CAVC Reverses BVA’s Denial of Specially Adapted Housing Benefit
Facts of the Case
The Veteran served on active duty from May 1981 to May 1984. He was awarded service connection for the right foot in October 1984. He was also granted service connection for his low back condition in 2002. As his back pain was severe, the Veteran used a walking stick to get around, had difficulty standing for any length of time, and struggled at times to stand up from sitting. Furthermore, the Veteran used a cane and had limited ability to use his arms due to radicular pain. In 2006, the Veteran was awarded total disability based on individual unemployability (TDIU). In October 2007, the Veteran submitted a claim for specially adapted housing. The Regional Office denied his claim in March 2008. He appealed this decision the following month.
The Board remanded the Veterans claims in July 2012 in order to obtain updated treatment records as well as a copy of his most recent VA examination. Entitlement to special home adaptation and specially adapted housing was again denied in January 2013. In March 2013, the Veteran was awarded service connection for radiculopathy of the bilateral lower extremities. In May 2014, service connection for a urinary condition associated with degenerative disc disease of the lumbar spine was granted. The RO finally awarded the Veteran special monthly compensation (“SMC”) based on housebound status in May 2014. The Board denied entitlement to specially adapted housing or a special home adaptation grant in its October 22, 2015 decision.

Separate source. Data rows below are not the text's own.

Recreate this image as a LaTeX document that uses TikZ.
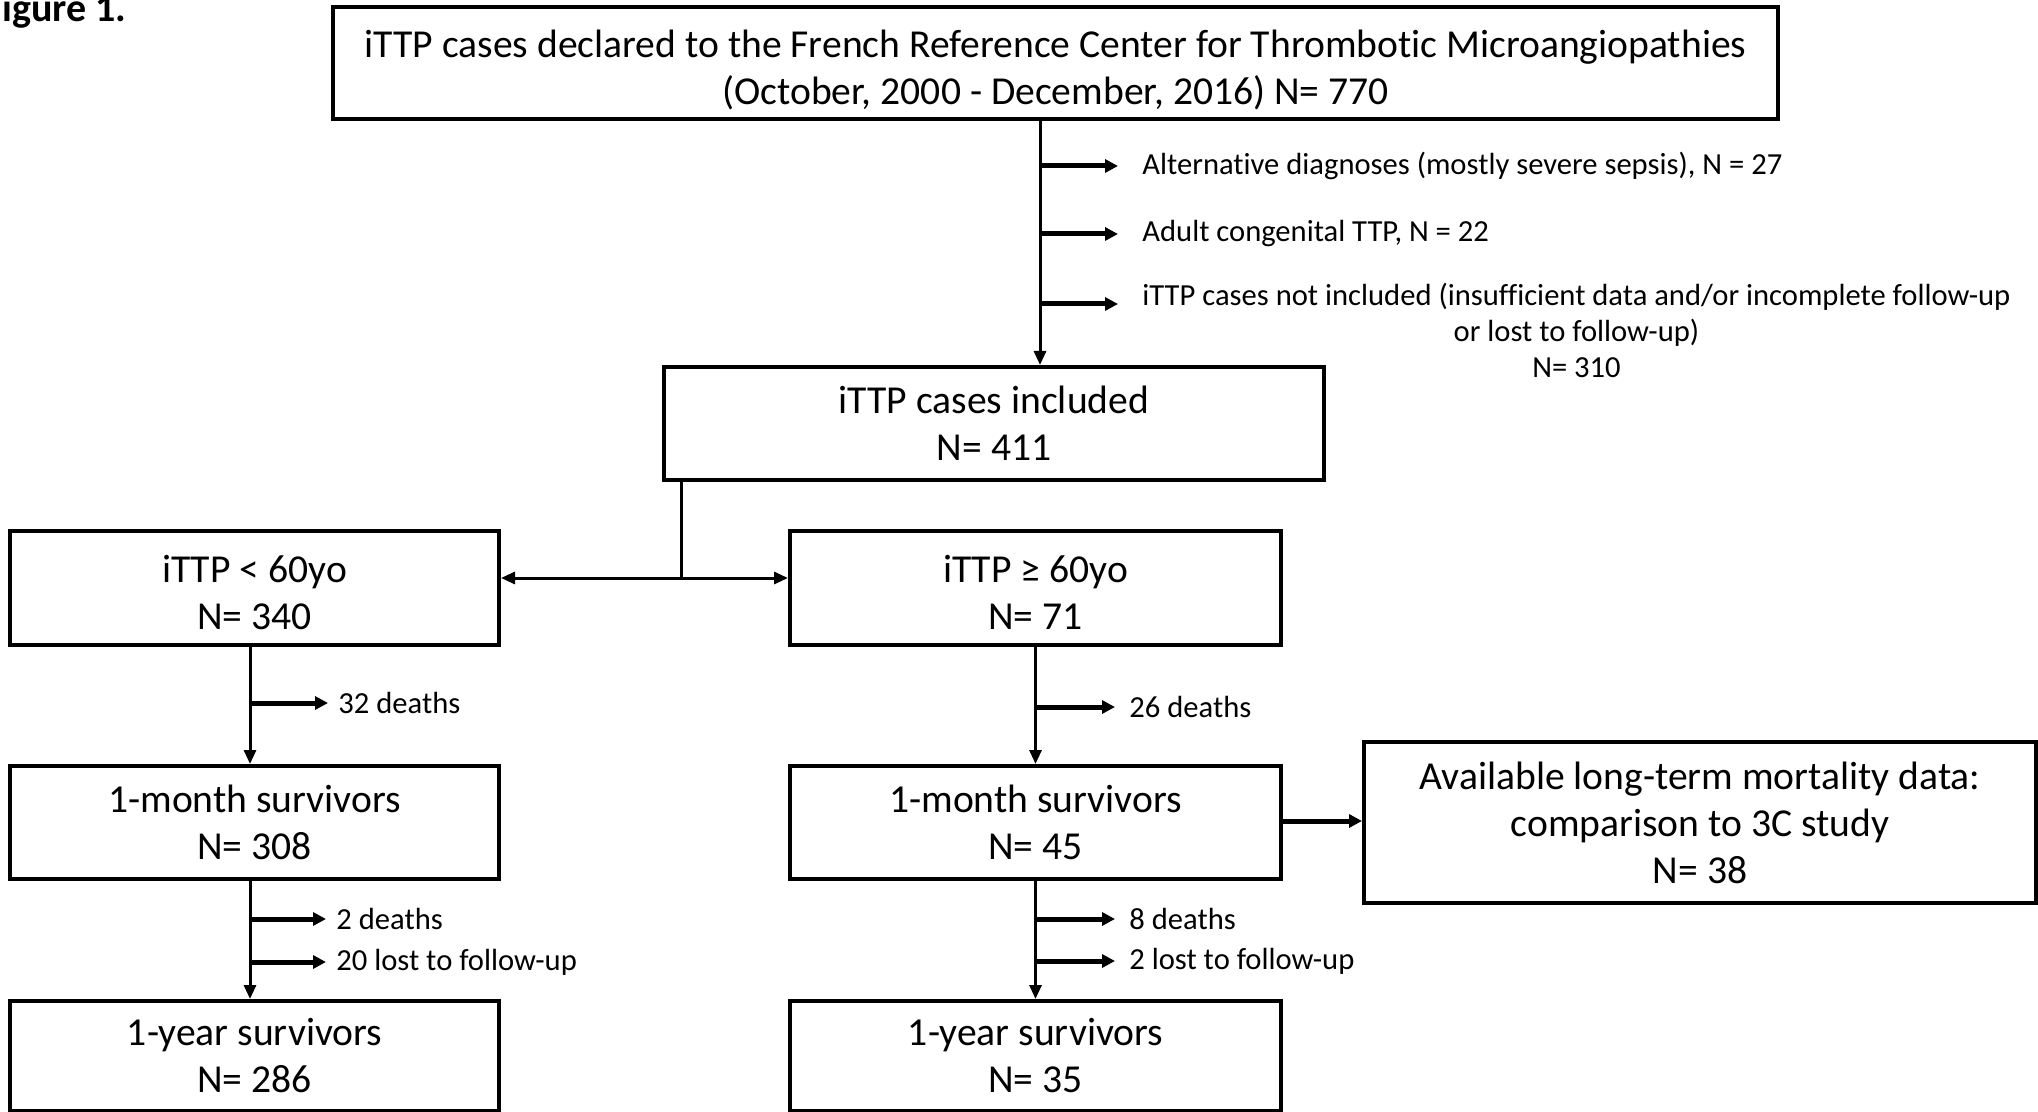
\documentclass[tikz,border=0pt]{standalone}
\usepackage{fontspec}
\setmainfont{Carlito}[Ligatures=NoCommon]
\usetikzlibrary{arrows.meta,calc}
\tikzset{
  box/.style={draw, line width=2pt, align=center, inner sep=0pt,
    font=\fontsize{19.8}{23.5}\selectfont},
  conn/.style={line width=1.5pt, -{Triangle[length=7pt,width=6pt]}},
  plain/.style={line width=1.5pt},
  branch/.style={line width=2.5pt, -{Triangle[length=6.5pt,width=6.5pt]}},
  lbl/.style={inner sep=0pt, font=\fontsize{15.3}{18}\selectfont, align=center},
  figlbl/.style={inner sep=0pt, font=\bfseries\fontsize{20}{20}\selectfont},
}
\begin{document}
\begin{tikzpicture}[x=0.5pt,y=-0.5pt]
\useasboundingbox (0,0) rectangle (2038,1112);
\node[figlbl, anchor=base east] (fig) at (127,22) {Figure 1.};

\node[box, minimum width=722.5pt, minimum height=56pt] (top) at (1055.5,63)
  {\rule{0pt}{21pt}iTTP cases declared to the French Reference Center for Thrombotic Microangiopathies\\(October, 2000 - December, 2016) N= 770};
\node[box, minimum width=330pt, minimum height=56.5pt] (incl) at (994,423.5)
  {iTTP cases included\\N= 411};

\node[box, minimum width=244.5pt, minimum height=57pt] (a1) at (254.5,588) {\rule{0pt}{18pt}iTTP < 60yo\\N= 340};
\node[box, minimum width=245.5pt, minimum height=57pt] (b1) at (1035.5,588) {\rule{0pt}{18pt}iTTP ≥ 60yo\\N= 71};
\node[box, minimum width=244.5pt, minimum height=56.5pt] (a2) at (254.5,822.5) {1-month survivors\\N= 308};
\node[box, minimum width=245.5pt, minimum height=56.5pt] (b2) at (1035.5,822.5) {1-month survivors\\N= 45};
\node[box, minimum width=244.5pt, minimum height=55pt] (a3) at (254.5,1056) {1-year survivors\\N= 286};
\node[box, minimum width=245.5pt, minimum height=55pt] (b3) at (1035.5,1056) {1-year survivors\\N= 35};
\node[box, minimum width=336pt, minimum height=80.5pt] (av) at (1700,822.5)
  {Available long-term mortality data:\\comparison to 3C study\\N= 38};

% exclusion labels
\node[lbl, anchor=west] (x1) at (1142,166) {Alternative diagnoses (mostly severe sepsis), N = 27};
\node[lbl, anchor=west] (x2) at (1142,234) {Adult congenital TTP, N = 22};
\node[lbl, anchor=north west] (x3) at (1142,283)
  {iTTP cases not included (insufficient data and/or incomplete follow-up\\or lost to follow-up)\\N= 310};
\coordinate (x3a) at (1142,304);

\draw[conn] (top.south -| 1040,0) -- (incl.north -| 1040,0);
\foreach \n in {x1,x2} \draw[branch, shorten >=12pt] (\n.west -| 1040,0) -- (\n.west);
\draw[branch, shorten >=12pt] (x3a -| 1040,0) -- (x3a);

% split
\coordinate (split) at (681,578);
\draw[plain] (incl.south -| split) -- (split);
\draw[line width=1.5pt, {Triangle[length=7pt,width=6pt]}-{Triangle[length=7pt,width=6pt]}] (a1.east |- split) -- (b1.west |- split);

% left column
\node[lbl, anchor=west] (l1) at (338,703) {32 deaths};
\node[lbl, anchor=west] (l2) at (336,919) {2 deaths};
\node[lbl, anchor=west] (l3) at (336,962) {20 lost to follow-up};
\draw[conn] (a1.south -| 250,0) -- (a2.north -| 250,0);
\draw[conn] (a2.south -| 250,0) -- (a3.north -| 250,0);
\foreach \n in {l1,l2,l3} \draw[branch, shorten >=5pt] (\n.west -| 250,0) -- (\n.west);

% right column
\node[lbl, anchor=west] (r1) at (1129,707) {26 deaths};
\node[lbl, anchor=west] (r2) at (1129,919) {8 deaths};
\node[lbl, anchor=west] (r3) at (1129,961) {2 lost to follow-up};
\draw[conn] (b1.south) -- (b2.north);
\draw[conn] (b2.south) -- (b3.north);
\foreach \n in {r1,r2,r3} \draw[branch, shorten >=7pt] (\n.west -| b1.south) -- (\n.west);

\draw[branch] (b2.east |- 0,821) -- (av.west |- 0,821);
\end{tikzpicture}
\end{document}
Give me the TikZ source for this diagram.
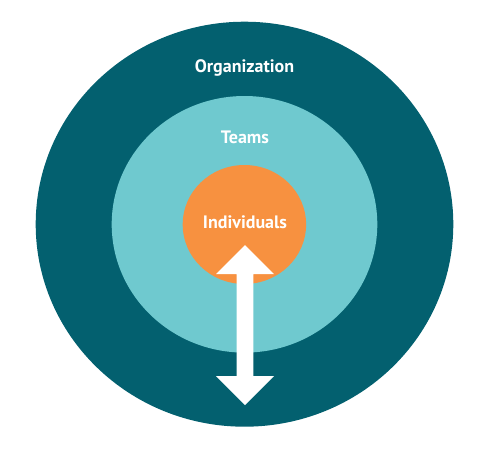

CCK Appeals the denial of specially adapted housing
CCK argued, and the Court agreed, that the Board used the wrong definition of loss of use. In its decision, the Board found that the Veteran’s service-connected disabilities did not result in the loss of use of his lower extremities. As the correct standard for loss of use in the context of specially adapted housing is when the Veteran is precluded from locomotion without the regular and constant use of assistive devices, the Board’s reasoning was inadequate. Because the Board explicitly or implicitly conceded that the Veteran met all the other requirements for eligibility for specially adapted housing, the Court reversed the Board’s decision to deny entitlement and remanded the matter for the Board to provide the Veteran with an appropriate benefit.